En ce qui concerne la Stratégie nationale pour la cohésion familiale à l’horizon 2035, celle-ci vise notamment à construire une famille fondée sur des bases solides, afin de renforcer sa cohésion et sa stabilité, tout en affirmant le rôle central de la famille dans la prise en charge de ses membres, en particulier des personnes en situation de handicap ou de vulnérabilité.
Au-delà de ces orientations, la stratégie entend renforcer la résilience des familles face aux défis et aux crises tout en contribuant au développement des politiques publiques et à l’amélioration de la gouvernance des programmes et projets nationaux dédiés à la famille.
L’élaboration de cette stratégie nationale repose, par ailleurs, sur une approche participative, visant à consolider les mécanismes de soutien économique et social aux familles, tout en procédant à une révision du cadre législatif national relatif à la famille, afin de l’actualiser et de l’adapter aux réalités nationales ainsi qu’aux engagements internationaux de la Tunisie.
Parallèlement, s’agissant des grandes lignes du projet de plan d’action pour la préparation et l’accompagnement à la vie conjugale et familiale, le ministère s’inscrit dans un contexte de profondes mutations démographiques et sociales.
À cet effet, le plan ambitionne de doter les futurs conjoints des compétences, des connaissances et des aptitudes nécessaires pour assumer les responsabilités inhérentes à l’institution du mariage, mieux comprendre les rôles et obligations conjugales, assurer une gestion saine et équilibrée des ressources familiales, et promouvoir une culture de la santé physique et mentale comme fondement d’une relation conjugale harmonieuse et durable.

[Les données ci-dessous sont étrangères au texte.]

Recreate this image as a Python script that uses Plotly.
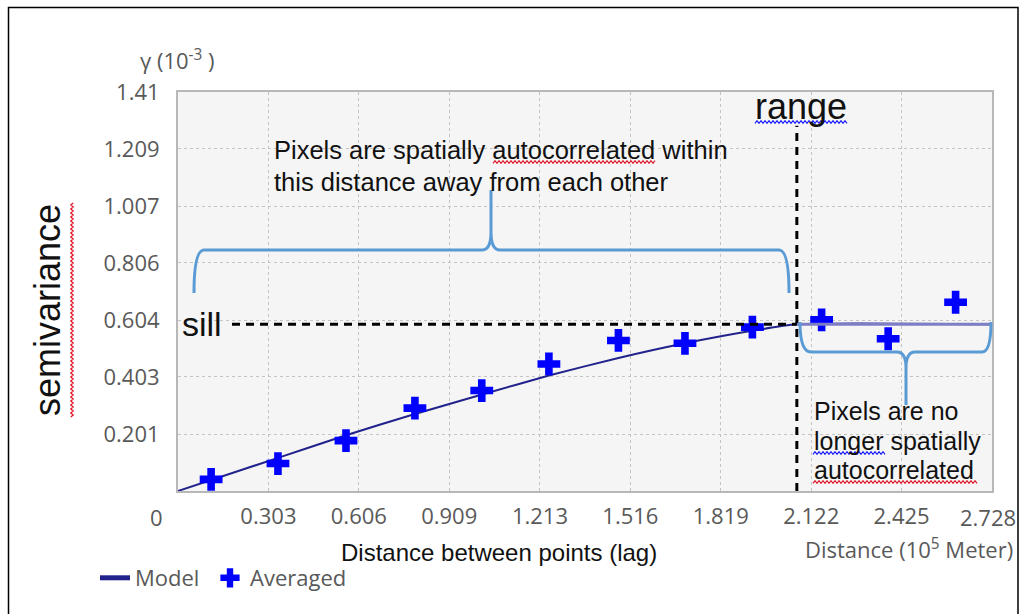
import plotly.graph_objects as go

# ---------------- data ----------------
lag = [0.111, 0.335, 0.563, 0.794, 1.018, 1.243, 1.476, 1.699, 1.925, 2.157, 2.380, 2.606]
averaged = [0.041, 0.097, 0.178, 0.293, 0.355, 0.449, 0.532, 0.522, 0.579, 0.605, 0.538, 0.667]

model_x = [0, 0.335, 0.563, 0.794, 1.019, 1.243, 1.476, 1.699, 1.924, 2.074, 2.728]
model_y = [0, 0.117, 0.197, 0.272, 0.341, 0.408, 0.470, 0.522, 0.566, 0.589, 0.589]

sill = 0.589
range_x = 2.074

x_tickvals = [0, 0.303, 0.606, 0.909, 1.213, 1.516, 1.819, 2.122, 2.425, 2.728]
x_ticktext = ["0", "0.303", "0.606", "0.909", "1.213", "1.516", "1.819", "2.122", "2.425", "2.728"]
y_tickvals = [0.201, 0.403, 0.604, 0.806, 1.007, 1.209, 1.41]
y_ticktext = ["0.201", "0.403", "0.604", "0.806", "1.007", "1.209", "1.41"]

top_note = ["Pixels are spatially autocorrelated within", "this distance away from each other"]
right_note = ["Pixels are no", "longer spatially", "autocorrelated"]

# ---------------- layout helpers ----------------
W, H = 1020, 614
L, R, T, B = 178, 28, 92, 123
PW, PH = W - L - R, H - T - B


def px(x):
    return (x - L) / PW


def py(y):
    return (H - B - y) / PH


TICK_FONT = dict(family="Open Sans", size=22, color="#595959")
TXT = "Liberation Sans"
INK = "#111111"

fig = go.Figure()

fig.add_trace(go.Scatter(
    x=model_x, y=model_y, mode="lines", name="Model",
    line=dict(color="#22228c", width=2, shape="spline", smoothing=0.6),
    showlegend=False,
))
fig.add_trace(go.Scatter(
    x=[None], y=[None], mode="lines", name="Model",
    line=dict(color="#22228c", width=5), legend="legend",
))
fig.add_trace(go.Scatter(
    x=lag, y=averaged, mode="markers", name="Averaged",
    marker=dict(symbol="cross", size=19, color="#0000ff", line=dict(width=0)),
    legend="legend2",
))

shapes = []
# flat part of model after range (lighter)
shapes.append(dict(type="line", xref="x", yref="y", x0=range_x, x1=model_x[-1], y0=sill, y1=sill,
                   line=dict(color="#7e7ec6", width=3), layer="above"))
# sill dashed line
shapes.append(dict(type="line", xref="x", yref="y", x0=0.181, x1=range_x, y0=sill, y1=sill,
                   line=dict(color="black", width=3, dash="8px,6px"), layer="above"))
# range dashed line
shapes.append(dict(type="line", xref="x", yref="y", x0=range_x, x1=range_x, y0=0, y1=1.291,
                   line=dict(color="black", width=3, dash="8px,6px"), layer="above"))


def path_from(pts):
    out = []
    for cmd in pts:
        s = cmd[0]
        coords = cmd[1:]
        for i in range(0, len(coords), 2):
            s += " %.5f,%.5f" % (px(coords[i]), py(coords[i + 1]))
        out.append(s)
    return " ".join(out)


brace_color = "#5b9bd5"
big_brace = path_from([
    ("M", 194, 293), ("Q", 194, 250, 204, 250), ("L", 482, 250), ("Q", 491, 250, 491, 232),
    ("L", 491, 190), ("M", 491, 232), ("Q", 491, 250, 500, 250), ("L", 779, 250),
    ("Q", 789, 250, 789, 293),
])
small_brace = path_from([
    ("M", 800, 322), ("Q", 800, 352, 811, 352), ("L", 897, 352), ("Q", 906, 352, 906, 368),
    ("L", 906, 405), ("M", 906, 368), ("Q", 906, 352, 915, 352), ("L", 982, 352),
    ("Q", 991, 352, 991, 322),
])
for p in (big_brace, small_brace):
    shapes.append(dict(type="path", xref="paper", yref="paper", path=p,
                       line=dict(color=brace_color, width=3), layer="above"))


def squiggle(x0, x1, y, color, vertical=False):
    pts = []
    n = int(abs(x1 - x0) / 2)
    for i in range(n + 1):
        t = x0 + i * 2
        off = 1.3 if i % 2 == 0 else -1.3
        pts.append((y + off, t) if vertical else (t, y + off))
    s = "M " + " L ".join("%.5f,%.5f" % (px(a), py(b)) for a, b in pts)
    return dict(type="path", xref="paper", yref="paper", path=s,
                line=dict(color=color, width=1.2), layer="above")


shapes.append(squiggle(493, 655, 162, "#e0182c"))
shapes.append(squiggle(755, 847, 122, "#1a1aff"))
shapes.append(squiggle(203, 417, 72, "#e0182c", vertical=True))
shapes.append(squiggle(813, 885, 453, "#1a1aff"))
shapes.append(squiggle(813, 977, 482, "#e0182c"))

# outer frame
shapes.append(dict(type="rect", xref="paper", yref="paper", x0=px(8.5), x1=px(1018), y0=py(640), y1=py(7.5),
                   line=dict(color="black", width=1.5), fillcolor="rgba(0,0,0,0)", layer="above"))


def note(text, x, y, font, anchor="left", **kw):
    return dict(text=text, x=px(x), y=py(y), xref="paper", yref="paper", xanchor=anchor,
                yanchor="middle", showarrow=False, font=font, **kw)


def ink(size):
    return dict(family=TXT, size=size, color=INK)


annotations = [
    note(top_note[0], 272, 150, ink(25.5)),
    note(top_note[1], 272, 182, ink(25.5)),
    note(right_note[0], 812, 411, ink(25)),
    note(right_note[1], 812, 441, ink(25)),
    note(right_note[2], 812, 470, ink(25)),
    note("sill", 202, 324, ink(34), "center"),
    note("range", 801, 106, ink(36), "center"),
    note("semivariance", 47, 310, ink(36), "center", textangle=-90),
    note("Distance between points (lag)", 499, 552, ink(24), "center"),
    note("Distance (10<sup>5</sup> Meter)", 803, 548, TICK_FONT),
    note("\u03b3 (10<sup>-3</sup> )", 177, 59, TICK_FONT, "center"),
    # end tick labels, nudged inward as in the reference
    note(x_ticktext[0], 156, 517, TICK_FONT, "center"),
    note(x_ticktext[-1], 988, 517, TICK_FONT, "center"),
]

legend_common = dict(orientation="h", y=py(578), xanchor="left", yanchor="middle",
                     font=TICK_FONT, itemwidth=30, bgcolor="rgba(0,0,0,0)")

fig.update_layout(
    width=W, height=H, autosize=False,
    margin=dict(l=L, r=R, t=T, b=B, autoexpand=False),
    paper_bgcolor="white", plot_bgcolor="#f5f5f5",
    shapes=shapes, annotations=annotations,
    legend=dict(x=px(95), **legend_common),
    legend2=dict(x=px(210), **legend_common),
    xaxis=dict(range=[0, 2.728], tickvals=x_tickvals[1:-1], ticktext=x_ticktext[1:-1],
               showgrid=True, gridcolor="#c4c4c4", griddash="dot", gridwidth=1,
               showline=True, linecolor="#b8b8b8", linewidth=2, mirror=True, automargin=False,
               zeroline=False, ticks="", tickfont=TICK_FONT, ticklabelstandoff=5),
    yaxis=dict(range=[0, 1.41], tickvals=y_tickvals, ticktext=y_ticktext,
               showgrid=True, gridcolor="#c4c4c4", griddash="dot", gridwidth=1,
               showline=True, linecolor="#b8b8b8", linewidth=2, mirror=True, automargin=False,
               zeroline=False, ticks="", tickfont=TICK_FONT, ticklabelstandoff=12),
)

fig.write_html("out.html")
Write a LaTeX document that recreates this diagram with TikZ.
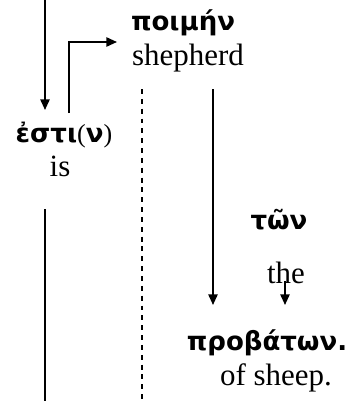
\documentclass[tikz,border=0pt]{standalone}
\usepackage{fontspec}
\setmainfont{Liberation Serif}
\newfontfamily\greekfont{DejaVu Sans}
\usetikzlibrary{arrows.meta}
\tikzset{
  link/.style={->, line width=1.3pt, >={Triangle[length=7.5pt,width=6.5pt]}},
  trunk/.style={line width=1.3pt},
  divider/.style={line width=1.2pt, dash pattern=on 3.5pt off 3.5pt},
  greek/.style={font=\greekfont\bfseries\fontsize{18.5}{22}\selectfont, inner sep=0pt},
  gloss/.style={font=\fontsize{22}{26}\selectfont, inner sep=0pt}
}

\begin{document}
\begin{tikzpicture}[x=0.025cm, y=-0.025cm]
  \useasboundingbox (0,0) rectangle (348,401);

  \node[greek] (esti) at (64,135) {ἐστι{\normalfont\mdseries(}ν{\normalfont\mdseries)}};
  \node[gloss] (is) at (60,166) {is};
  \node[greek] (poimen) at (183,23) {ποιμήν};
  \node[gloss] (shepherd) at (188,58) {shepherd};
  \node[greek] (ton) at (279,220) {τῶν};
  \node[gloss] (the) at (286,273) {the};
  \node[greek] (probaton) at (267,343) {προβάτων.};
  \node[gloss] (sheep) at (276,378) {of sheep.};

  \coordinate (top) at (45,0);
  \coordinate (esti in) at (45,110);
  \coordinate (esti out) at (69,113);
  \coordinate (poimen in) at (117,42);
  \coordinate (is out) at (45,209);
  \coordinate (bottom) at (45,401);
  \coordinate (dash top) at (142,89);
  \coordinate (dash end) at (142,401);
  \coordinate (shepherd out) at (213,89);
  \coordinate (probaton in) at (213,305);
  \coordinate (the out) at (285,281);
  \coordinate (probaton in2) at (285,305);

  \draw[link] (top) -- (esti in);
  \draw[link] (esti out) |- (poimen in);
  \draw[trunk] (is out) -- (bottom);
  \draw[divider] (dash top) -- (dash end);
  \draw[link] (shepherd out) -- (probaton in);
  \draw[link] (the out) -- (probaton in2);
\end{tikzpicture}
\end{document}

Le ministère a précisé que les composantes de ce plan englobent la sensibilisation, la formation, l’encadrement, l’accompagnement et le soutien. Il s’adresse à un large public, avec une attention particulière portée aux jeunes en âge de se marier, ainsi qu’aux jeunes familles, afin de renforcer leur stabilité et leur résilience face aux défis contemporains.